On one occasion, the Gestapo arrested a member of the Laren group. In response, the Voses retrieved contraband from his home and buried it in their back yard. Soon afterwards, the Gestapo arrived at the Vos house with the resistance member, bloodied from torture . The Gestapo officers told the Voses to return the contraband or they would execute the prisoner.

Johtje devised a plan to save him. He sent the man's wife to dig up the contraband and bring it to the Gestapo, telling them she found it at her brother-in-law's house (who was safe in hiding). The Gestapo released the prisoner.

== Legacy ==
During the German occupation of the Netherlands, the Voses saved a total of 36 lives.

After the war, the Voses was honored with the Righteous Among the Nations award.

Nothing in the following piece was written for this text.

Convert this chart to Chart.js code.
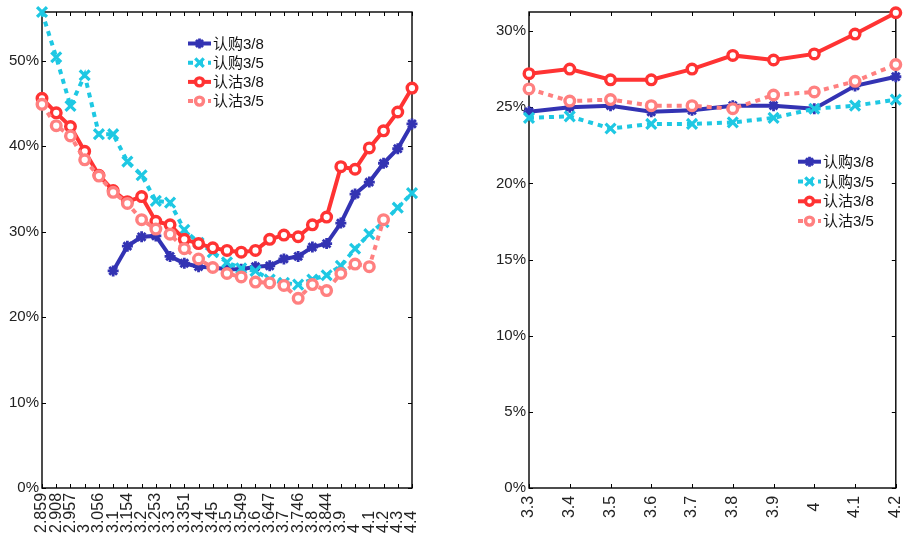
<!DOCTYPE html>
<html><head><meta charset="utf-8">
<script src="https://cdn.jsdelivr.net/npm/chart.js@4/dist/chart.umd.min.js"></script>
<style>
html,body{margin:0;padding:0;background:#fff;}
#wrap{position:relative;width:906px;height:536px;overflow:hidden;background:#fff;}
.box{position:absolute;top:0;width:453px;height:536px;}
</style></head><body>
<div id="wrap">
<div class="box" style="left:0"><canvas id="c1"></canvas></div>
<div class="box" style="left:453px"><canvas id="c2"></canvas></div>
</div>
<script>
// ---- data ----
const leftCats = ['2.859','2.908','2.957','3','3.056','3.1','3.154','3.2','3.253','3.3','3.351','3.4','3.45','3.5','3.549','3.6','3.647','3.7','3.746','3.8','3.844','3.9','4','4.1','4.2','4.3','4.4'];
const leftCall38 = [null,null,null,null,null,25.4,28.3,29.4,29.5,27.1,26.3,25.9,25.8,25.6,25.6,25.9,26.0,26.8,27.1,28.2,28.6,31.0,34.4,35.8,38.0,39.7,42.6];
const leftCall35 = [55.7,50.4,44.7,48.3,41.4,41.4,38.2,36.6,33.6,33.4,30.2,28.7,27.6,26.4,25.7,25.4,24.4,24.0,23.8,24.4,24.9,26.0,28.0,29.7,31.1,32.8,34.5];
const leftPut38 = [45.6,43.9,42.3,39.4,36.6,34.8,33.5,34.1,31.2,30.8,29.1,28.6,28.1,27.8,27.6,27.8,29.1,29.6,29.4,30.8,31.7,37.6,37.3,39.8,41.8,44.0,46.8];
const leftPut35 = [44.9,42.4,41.2,38.4,36.5,34.6,33.3,31.4,30.3,29.7,28.0,26.8,25.8,25.1,24.7,24.1,24.0,23.7,22.2,23.8,23.1,25.1,26.2,25.9,31.4,null,null];

const rightCats = ['3.3','3.4','3.5','3.6','3.7','3.8','3.9','4','4.1','4.2'];
const rightCall38 = [24.7,25.0,25.1,24.7,24.8,25.1,25.1,24.9,26.4,27.0];
const rightCall35 = [24.3,24.4,23.6,23.9,23.9,24.0,24.3,24.9,25.1,25.5];
const rightPut38 = [27.2,27.5,26.8,26.8,27.5,28.4,28.1,28.5,29.8,31.2];
const rightPut35 = [26.2,25.4,25.5,25.1,25.1,24.9,25.8,26.0,26.7,27.8];

const seriesNames = ['认购3/8','认购3/5','认沽3/8','认沽3/5'];
const leftTicks = {max:55.7, step:10};
const rightTicks = {max:31.25, step:5};

// ---- styles ----
const FONT = '"Liberation Sans", Arial, "Noto Sans CJK SC", sans-serif';
const styles = [
  {color:'#3333b3', dash:[], pointStyle:'star', radius:5.5, bw:2.8, lw:4, bg:'#3333b3', lr:5, order:3},
  {color:'#1ec8e3', dash:[5,5], pointStyle:'crossRot', radius:7, bw:3.2, lw:4, bg:'#1ec8e3', lr:6, order:2},
  {color:'#ff3333', dash:[], pointStyle:'circle', radius:4.8, bw:3.4, lw:4, bg:'#ffffff', lr:4, order:1},
  {color:'#ff8080', dash:[5,5], pointStyle:'circle', radius:4.8, bw:3.4, lw:4, bg:'#ffffff', lr:4, order:0}
];

const framePlugin = {
  id: 'frame',
  beforeDatasetsDraw(chart, args, o) {
    const {ctx, chartArea: a, scales: {x, y}} = chart;
    ctx.save();
    ctx.strokeStyle = '#000';
    ctx.lineWidth = 1.4;
    ctx.setLineDash([]);
    ctx.strokeRect(a.left, a.top, a.right - a.left, a.bottom - a.top);
    ctx.lineWidth = 1;
    const L = o.tickLen;
    ctx.beginPath();
    x.ticks.forEach((t, i) => {
      const px = Math.round(x.getPixelForTick(i)) + 0.5;
      ctx.moveTo(px, a.bottom); ctx.lineTo(px, a.bottom - L);
      ctx.moveTo(px, a.top); ctx.lineTo(px, a.top + L);
    });
    y.ticks.forEach((t, i) => {
      const py = Math.round(y.getPixelForTick(i)) + 0.5;
      ctx.moveTo(a.left, py); ctx.lineTo(a.left + L, py);
      ctx.moveTo(a.right, py); ctx.lineTo(a.right - L, py);
    });
    ctx.stroke();
    ctx.restore();
  },
  afterDraw(chart, args, o) {
    const {ctx, scales: {x}} = chart;
    ctx.save();
    ctx.font = o.xFont;
    ctx.fillStyle = '#222';
    x.ticks.forEach((t, i) => {
      const px = x.getPixelForTick(i);
      ctx.save();
      ctx.translate(px, o.xBase);
      ctx.rotate(-Math.PI / 2);
      ctx.textAlign = o.xAlign;
      ctx.textBaseline = 'middle';
      ctx.fillText(x.getLabelForValue(t.value), 0, 0);
      ctx.restore();
    });
    // legend
    const lg = o.legend;
    chart.data.datasets.forEach((ds, i) => {
      const s = styles[i];
      const yy = lg.y + i * lg.dy;
      ctx.save();
      ctx.strokeStyle = s.color;
      ctx.lineWidth = s.lw;
      ctx.setLineDash(s.dash);
      ctx.beginPath();
      ctx.moveTo(lg.x1, yy); ctx.lineTo(lg.x2, yy);
      ctx.stroke();
      ctx.setLineDash([]);
      ctx.lineWidth = s.bw;
      ctx.fillStyle = s.bg;
      Chart.helpers.drawPoint(ctx, {pointStyle: s.pointStyle, radius: s.lr, borderWidth: s.bw, rotation: 0}, (lg.x1 + lg.x2) / 2, yy);
      ctx.restore();
      ctx.font = o.legendFont;
      ctx.fillStyle = '#111';
      ctx.textAlign = 'left';
      ctx.textBaseline = 'middle';
      ctx.fillText(ds.label, lg.tx, yy + 1);
    });
    ctx.restore();
  }
};

function makeChart(id, cats, data, tk, yWidth, padRight, frameOpts) {
  const datasets = data.map((d, i) => {
    const s = styles[i];
    return {
      label: seriesNames[i], data: d,
      borderColor: s.color, borderWidth: s.lw, borderDash: s.dash,
      pointStyle: s.pointStyle, pointRadius: s.radius, pointBorderWidth: s.bw,
      pointBackgroundColor: s.bg, pointBorderColor: s.color,
      pointHoverRadius: s.radius, tension: 0, fill: false, clip: false,
      spanGaps: false, order: s.order
    };
  });
  return new Chart(document.getElementById(id), {
    type: 'line',
    data: {labels: cats, datasets},
    plugins: [framePlugin],
    options: {
      responsive: true, maintainAspectRatio: false, animation: false,
      devicePixelRatio: 1,
      layout: {padding: {left: 0, right: padRight, top: 12, bottom: 0}},
      plugins: {legend: {display: false}, tooltip: {enabled: false}, frame: frameOpts},
      scales: {
        x: {
          type: 'category', offset: false,
          grid: {display: false, drawTicks: false}, border: {display: false},
          ticks: {display: false, autoSkip: false},
          afterFit: s => { s.height = 48; }
        },
        y: {
          min: 0, max: tk.max,
          grid: {display: false, drawTicks: false}, border: {display: false},
          ticks: {stepSize: tk.step, includeBounds: false, padding: 3,
                  color: '#222', font: {family: FONT, size: 15},
                  callback: v => v + '%'},
          afterFit: s => { s.width = yWidth; }
        }
      }
    }
  });
}

makeChart('c1', leftCats, [leftCall38, leftCall35, leftPut38, leftPut35], leftTicks, 42, 41, {
  tickLen: 4, xBase: 533, xAlign: 'left', xFont: '16px ' + FONT,
  legendFont: '15px ' + FONT,
  legend: {x1: 188, x2: 211, tx: 213, y: 43.5, dy: 19.2}
});
makeChart('c2', rightCats, [rightCall38, rightCall35, rightPut38, rightPut35], rightTicks, 76, 7, {
  tickLen: 4, xBase: 507, xAlign: 'center', xFont: '16px ' + FONT,
  legendFont: '15px ' + FONT,
  legend: {x1: 345, x2: 368, tx: 370, y: 161.7, dy: 19.8}
});
</script>
</body></html>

They tried to adopt a young girl they had sheltered, but the Jewish community, anxious to preserve her Jewish identity, send her instead to an orphanage.

Johtje was interviewed for Gay Block and Malka Drucker's book Rescuers: Portraits of Moral Courage in the Holocaust which was released in 1992. Vos, in this interview, disagreed with the characterization of the couple's actions as heroic: “I want to say right away that the words ‘hero’ and ‘righteous gentile’ are terribly misplaced.” In 1999, Johtje Vos wrote a memoir about their experiences titled The End of the Tunnel.

Aart Vos died in 1990, Johtja Vos on 10 October 2007. The couple is survived by fifteen grandchildren and fifteen great-grandchildren.

In 1998, Paramount Global produced the TV drama series "Stories of Courage: Two Couples" which reproduced the historical story of this couple who rescued the Jewish people.